What to produce → Copy exactly the lines from the beginning of the data down to and including the line holding "rectangle (900,226) ;", without any pictures.

>> begin

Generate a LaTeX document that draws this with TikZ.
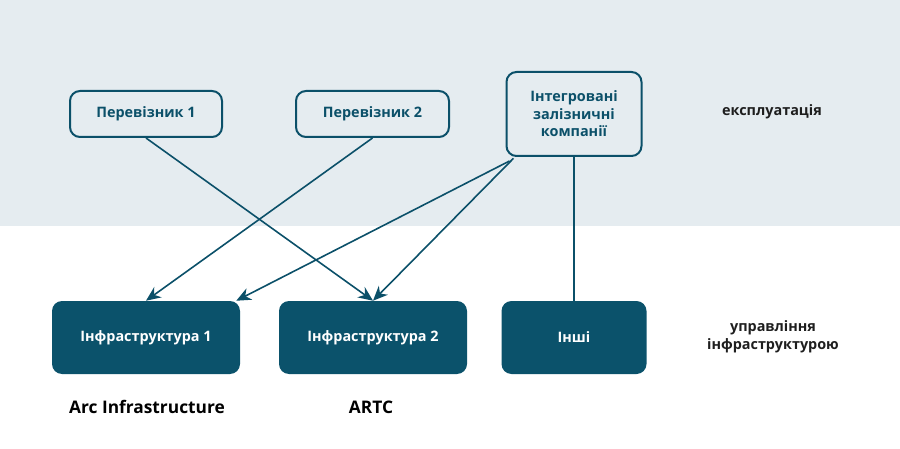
\documentclass[tikz,border=0pt]{standalone}
\usepackage{fontspec}
\setmainfont{Open Sans}
\usepackage{tikz}
\usetikzlibrary{arrows.meta}

\definecolor{tealdark}{RGB}{11,80,105}
\definecolor{tealfill}{RGB}{11,82,107}
\definecolor{bandgray}{RGB}{229,236,240}
\definecolor{labelgray}{RGB}{30,30,30}

\tikzset{
  opbox/.style={draw=tealdark, line width=1.5pt, rounded corners=7.5pt, fill=bandgray,
    text=tealdark, font=\bfseries\fontsize{10.8}{13.2}\selectfont, align=center, inner sep=0.75pt},
  infbox/.style={fill=tealfill, rounded corners=7.5pt, text=white,
    font=\bfseries\fontsize{10.8}{13.2}\selectfont, align=center, minimum height=54.75pt, inner sep=0.75pt},
  sidelabel/.style={text=labelgray, font=\bfseries\fontsize{10.8}{13.2}\selectfont, align=center, inner sep=0.75pt},
  link/.style={draw=tealdark, line width=1.2pt},
  linkarrow/.style={link, -{Stealth[length=11pt,width=9.5pt,inset=3.5pt]}}
}

\begin{document}
\begin{tikzpicture}[x=0.75pt,y=0.75pt,yscale=-1,xscale=1]
    \path (0,0) rectangle (900,449); %set diagram size
    
    %Shape: Rectangle (band)
    \fill [bandgray] (0,0) rectangle (900,226) ;
    
    %Rounded Rect
    \node [opbox, minimum width=114pt, minimum height=34.5pt] (carrier1) at (146,114) {Перевізник 1};
    %Rounded Rect
    \node [opbox, minimum width=114.75pt, minimum height=34.5pt] (carrier2) at (372.5,114) {Перевізник 2};
    %Rounded Rect
    \node [opbox, minimum width=101.25pt, minimum height=63pt] (integrated) at (574,114) {Інтегровані\\залізничні\\компанії};
    
    %Rounded Rect
    \node [infbox, minimum width=141pt] (infra1) at (146,337.5) {Інфраструктура 1};
    %Rounded Rect
    \node [infbox, minimum width=141pt] (infra2) at (373,337.5) {Інфраструктура 2};
    %Rounded Rect
    \node [infbox, minimum width=108.75pt] (others) at (574,337.5) {Інші};
    
    %Straight Lines
    \draw [linkarrow] (carrier1.south) -- (infra2.north) ;
    %Straight Lines
    \draw [linkarrow] (carrier2.south) -- (infra1.north) ;
    %Straight Lines
    \draw [linkarrow] ([xshift=3pt,yshift=3pt]integrated.south west) -- ([xshift=-3pt]infra1.north east) ;
    %Straight Lines
    \draw [linkarrow] ([xshift=6pt,yshift=1pt]integrated.south west) -- (infra2.north) ;
    %Straight Lines
    \draw [link] (integrated.south) -- (others.north) ;
    
    % Text Node
    \node [sidelabel] (operation) at (772,112) {експлуатація};
    % Text Node
    \node [sidelabel] (management) at (773,337) {управління\\інфраструктурою};
    % Text Node
    \node [sidelabel, text=black, font=\bfseries\fontsize{13}{15}\selectfont] (arcname) at (147,407) {Arc Infrastructure};
    % Text Node
    \node [sidelabel, text=black, font=\bfseries\fontsize{13}{15}\selectfont] (artcname) at (371,407) {ARTC};
    
\end{tikzpicture}
\end{document}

>> end

Solution for this task →
Generate a LaTeX document that draws this with TikZ.
\documentclass[tikz,border=0pt]{standalone}
\usepackage{fontspec}
\setmainfont{Open Sans}
\usepackage{tikz}
\usetikzlibrary{arrows.meta}

\definecolor{tealdark}{RGB}{11,80,105}
\definecolor{tealfill}{RGB}{11,82,107}
\definecolor{bandgray}{RGB}{229,236,240}
\definecolor{labelgray}{RGB}{30,30,30}

\tikzset{
  opbox/.style={draw=tealdark, line width=1.5pt, rounded corners=7.5pt, fill=bandgray,
    text=tealdark, font=\bfseries\fontsize{10.8}{13.2}\selectfont, align=center, inner sep=0.75pt},
  infbox/.style={fill=tealfill, rounded corners=7.5pt, text=white,
    font=\bfseries\fontsize{10.8}{13.2}\selectfont, align=center, minimum height=54.75pt, inner sep=0.75pt},
  sidelabel/.style={text=labelgray, font=\bfseries\fontsize{10.8}{13.2}\selectfont, align=center, inner sep=0.75pt},
  link/.style={draw=tealdark, line width=1.2pt},
  linkarrow/.style={link, -{Stealth[length=11pt,width=9.5pt,inset=3.5pt]}}
}

\begin{document}
\begin{tikzpicture}[x=0.75pt,y=0.75pt,yscale=-1,xscale=1]
    \path (0,0) rectangle (900,449); %set diagram size
    
    %Shape: Rectangle (band)
    \fill [bandgray] (0,0) rectangle (900,226) ;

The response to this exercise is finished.